-- start Source excerpt --

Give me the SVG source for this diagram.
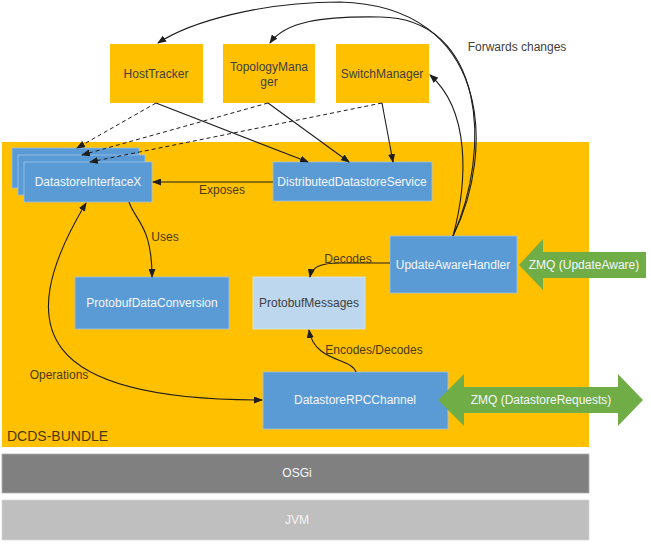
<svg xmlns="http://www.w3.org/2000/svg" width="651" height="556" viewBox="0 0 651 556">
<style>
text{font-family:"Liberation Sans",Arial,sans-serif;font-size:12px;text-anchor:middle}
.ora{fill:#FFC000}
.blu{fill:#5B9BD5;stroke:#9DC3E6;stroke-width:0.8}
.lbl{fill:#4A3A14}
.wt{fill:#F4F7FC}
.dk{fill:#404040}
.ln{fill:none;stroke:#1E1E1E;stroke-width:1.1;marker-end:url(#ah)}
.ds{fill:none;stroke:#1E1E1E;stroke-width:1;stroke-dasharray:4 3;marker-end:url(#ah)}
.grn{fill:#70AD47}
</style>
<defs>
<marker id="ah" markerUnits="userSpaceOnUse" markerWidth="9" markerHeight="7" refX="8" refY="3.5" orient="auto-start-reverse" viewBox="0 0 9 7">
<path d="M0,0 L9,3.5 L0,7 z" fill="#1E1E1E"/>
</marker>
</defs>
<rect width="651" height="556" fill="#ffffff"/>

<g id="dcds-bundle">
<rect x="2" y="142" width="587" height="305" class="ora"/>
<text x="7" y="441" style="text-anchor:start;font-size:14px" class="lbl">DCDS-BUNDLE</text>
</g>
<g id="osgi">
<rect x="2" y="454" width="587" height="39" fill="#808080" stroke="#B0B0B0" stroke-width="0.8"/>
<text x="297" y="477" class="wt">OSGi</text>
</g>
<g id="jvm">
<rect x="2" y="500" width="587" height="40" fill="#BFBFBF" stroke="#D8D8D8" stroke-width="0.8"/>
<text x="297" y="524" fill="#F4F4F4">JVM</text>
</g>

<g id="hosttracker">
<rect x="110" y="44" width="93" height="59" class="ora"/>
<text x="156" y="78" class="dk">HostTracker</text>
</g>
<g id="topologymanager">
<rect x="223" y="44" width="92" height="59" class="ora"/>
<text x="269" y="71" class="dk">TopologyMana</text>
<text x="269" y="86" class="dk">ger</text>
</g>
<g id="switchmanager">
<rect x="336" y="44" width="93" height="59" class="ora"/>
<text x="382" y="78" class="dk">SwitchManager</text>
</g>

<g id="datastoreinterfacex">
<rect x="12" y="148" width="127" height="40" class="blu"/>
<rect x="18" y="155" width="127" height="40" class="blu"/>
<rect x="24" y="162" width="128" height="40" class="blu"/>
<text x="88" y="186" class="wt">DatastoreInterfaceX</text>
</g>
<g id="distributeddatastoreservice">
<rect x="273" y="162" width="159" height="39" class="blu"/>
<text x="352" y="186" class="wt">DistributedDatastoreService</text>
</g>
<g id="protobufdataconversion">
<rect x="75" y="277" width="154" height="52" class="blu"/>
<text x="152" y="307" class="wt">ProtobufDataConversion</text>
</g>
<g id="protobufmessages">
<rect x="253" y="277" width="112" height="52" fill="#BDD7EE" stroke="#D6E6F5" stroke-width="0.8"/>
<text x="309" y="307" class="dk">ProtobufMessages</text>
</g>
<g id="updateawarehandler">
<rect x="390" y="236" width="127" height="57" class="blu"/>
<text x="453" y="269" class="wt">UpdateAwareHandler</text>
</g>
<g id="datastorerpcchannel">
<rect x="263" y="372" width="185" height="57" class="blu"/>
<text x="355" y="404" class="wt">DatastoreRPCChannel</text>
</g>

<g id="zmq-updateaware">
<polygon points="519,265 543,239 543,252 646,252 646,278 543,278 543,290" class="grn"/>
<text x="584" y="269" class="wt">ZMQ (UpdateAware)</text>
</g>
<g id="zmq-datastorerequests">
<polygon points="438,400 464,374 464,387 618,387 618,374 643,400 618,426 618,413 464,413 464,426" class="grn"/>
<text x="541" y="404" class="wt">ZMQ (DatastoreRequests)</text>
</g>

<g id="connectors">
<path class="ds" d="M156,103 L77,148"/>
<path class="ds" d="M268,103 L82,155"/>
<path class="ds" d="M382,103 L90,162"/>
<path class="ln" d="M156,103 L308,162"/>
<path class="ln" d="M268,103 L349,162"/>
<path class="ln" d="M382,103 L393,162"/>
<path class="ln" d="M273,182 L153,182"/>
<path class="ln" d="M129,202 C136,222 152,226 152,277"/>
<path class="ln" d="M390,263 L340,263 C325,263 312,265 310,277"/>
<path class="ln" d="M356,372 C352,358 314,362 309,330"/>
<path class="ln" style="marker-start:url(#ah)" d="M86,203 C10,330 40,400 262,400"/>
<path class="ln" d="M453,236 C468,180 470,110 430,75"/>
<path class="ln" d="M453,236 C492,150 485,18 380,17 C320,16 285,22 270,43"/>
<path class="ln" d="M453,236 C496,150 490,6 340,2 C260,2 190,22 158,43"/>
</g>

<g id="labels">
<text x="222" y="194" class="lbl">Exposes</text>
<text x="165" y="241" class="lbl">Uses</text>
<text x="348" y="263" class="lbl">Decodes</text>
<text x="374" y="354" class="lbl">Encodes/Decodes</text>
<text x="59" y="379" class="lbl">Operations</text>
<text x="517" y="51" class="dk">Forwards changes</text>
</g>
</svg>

-- end Source excerpt --

Copy every line of the data word for word, omitting the images.

# Task output:
Give me the SVG source for this diagram.
<svg xmlns="http://www.w3.org/2000/svg" width="651" height="556" viewBox="0 0 651 556">
<style>
text{font-family:"Liberation Sans",Arial,sans-serif;font-size:12px;text-anchor:middle}
.ora{fill:#FFC000}
.blu{fill:#5B9BD5;stroke:#9DC3E6;stroke-width:0.8}
.lbl{fill:#4A3A14}
.wt{fill:#F4F7FC}
.dk{fill:#404040}
.ln{fill:none;stroke:#1E1E1E;stroke-width:1.1;marker-end:url(#ah)}
.ds{fill:none;stroke:#1E1E1E;stroke-width:1;stroke-dasharray:4 3;marker-end:url(#ah)}
.grn{fill:#70AD47}
</style>
<defs>
<marker id="ah" markerUnits="userSpaceOnUse" markerWidth="9" markerHeight="7" refX="8" refY="3.5" orient="auto-start-reverse" viewBox="0 0 9 7">
<path d="M0,0 L9,3.5 L0,7 z" fill="#1E1E1E"/>
</marker>
</defs>
<rect width="651" height="556" fill="#ffffff"/>

<g id="dcds-bundle">
<rect x="2" y="142" width="587" height="305" class="ora"/>
<text x="7" y="441" style="text-anchor:start;font-size:14px" class="lbl">DCDS-BUNDLE</text>
</g>
<g id="osgi">
<rect x="2" y="454" width="587" height="39" fill="#808080" stroke="#B0B0B0" stroke-width="0.8"/>
<text x="297" y="477" class="wt">OSGi</text>
</g>
<g id="jvm">
<rect x="2" y="500" width="587" height="40" fill="#BFBFBF" stroke="#D8D8D8" stroke-width="0.8"/>
<text x="297" y="524" fill="#F4F4F4">JVM</text>
</g>

<g id="hosttracker">
<rect x="110" y="44" width="93" height="59" class="ora"/>
<text x="156" y="78" class="dk">HostTracker</text>
</g>
<g id="topologymanager">
<rect x="223" y="44" width="92" height="59" class="ora"/>
<text x="269" y="71" class="dk">TopologyMana</text>
<text x="269" y="86" class="dk">ger</text>
</g>
<g id="switchmanager">
<rect x="336" y="44" width="93" height="59" class="ora"/>
<text x="382" y="78" class="dk">SwitchManager</text>
</g>

<g id="datastoreinterfacex">
<rect x="12" y="148" width="127" height="40" class="blu"/>
<rect x="18" y="155" width="127" height="40" class="blu"/>
<rect x="24" y="162" width="128" height="40" class="blu"/>
<text x="88" y="186" class="wt">DatastoreInterfaceX</text>
</g>
<g id="distributeddatastoreservice">
<rect x="273" y="162" width="159" height="39" class="blu"/>
<text x="352" y="186" class="wt">DistributedDatastoreService</text>
</g>
<g id="protobufdataconversion">
<rect x="75" y="277" width="154" height="52" class="blu"/>
<text x="152" y="307" class="wt">ProtobufDataConversion</text>
</g>
<g id="protobufmessages">
<rect x="253" y="277" width="112" height="52" fill="#BDD7EE" stroke="#D6E6F5" stroke-width="0.8"/>
<text x="309" y="307" class="dk">ProtobufMessages</text>
</g>
<g id="updateawarehandler">
<rect x="390" y="236" width="127" height="57" class="blu"/>
<text x="453" y="269" class="wt">UpdateAwareHandler</text>
</g>
<g id="datastorerpcchannel">
<rect x="263" y="372" width="185" height="57" class="blu"/>
<text x="355" y="404" class="wt">DatastoreRPCChannel</text>
</g>

<g id="zmq-updateaware">
<polygon points="519,265 543,239 543,252 646,252 646,278 543,278 543,290" class="grn"/>
<text x="584" y="269" class="wt">ZMQ (UpdateAware)</text>
</g>
<g id="zmq-datastorerequests">
<polygon points="438,400 464,374 464,387 618,387 618,374 643,400 618,426 618,413 464,413 464,426" class="grn"/>
<text x="541" y="404" class="wt">ZMQ (DatastoreRequests)</text>
</g>

<g id="connectors">
<path class="ds" d="M156,103 L77,148"/>
<path class="ds" d="M268,103 L82,155"/>
<path class="ds" d="M382,103 L90,162"/>
<path class="ln" d="M156,103 L308,162"/>
<path class="ln" d="M268,103 L349,162"/>
<path class="ln" d="M382,103 L393,162"/>
<path class="ln" d="M273,182 L153,182"/>
<path class="ln" d="M129,202 C136,222 152,226 152,277"/>
<path class="ln" d="M390,263 L340,263 C325,263 312,265 310,277"/>
<path class="ln" d="M356,372 C352,358 314,362 309,330"/>
<path class="ln" style="marker-start:url(#ah)" d="M86,203 C10,330 40,400 262,400"/>
<path class="ln" d="M453,236 C468,180 470,110 430,75"/>
<path class="ln" d="M453,236 C492,150 485,18 380,17 C320,16 285,22 270,43"/>
<path class="ln" d="M453,236 C496,150 490,6 340,2 C260,2 190,22 158,43"/>
</g>

<g id="labels">
<text x="222" y="194" class="lbl">Exposes</text>
<text x="165" y="241" class="lbl">Uses</text>
<text x="348" y="263" class="lbl">Decodes</text>
<text x="374" y="354" class="lbl">Encodes/Decodes</text>
<text x="59" y="379" class="lbl">Operations</text>
<text x="517" y="51" class="dk">Forwards changes</text>
</g>
</svg>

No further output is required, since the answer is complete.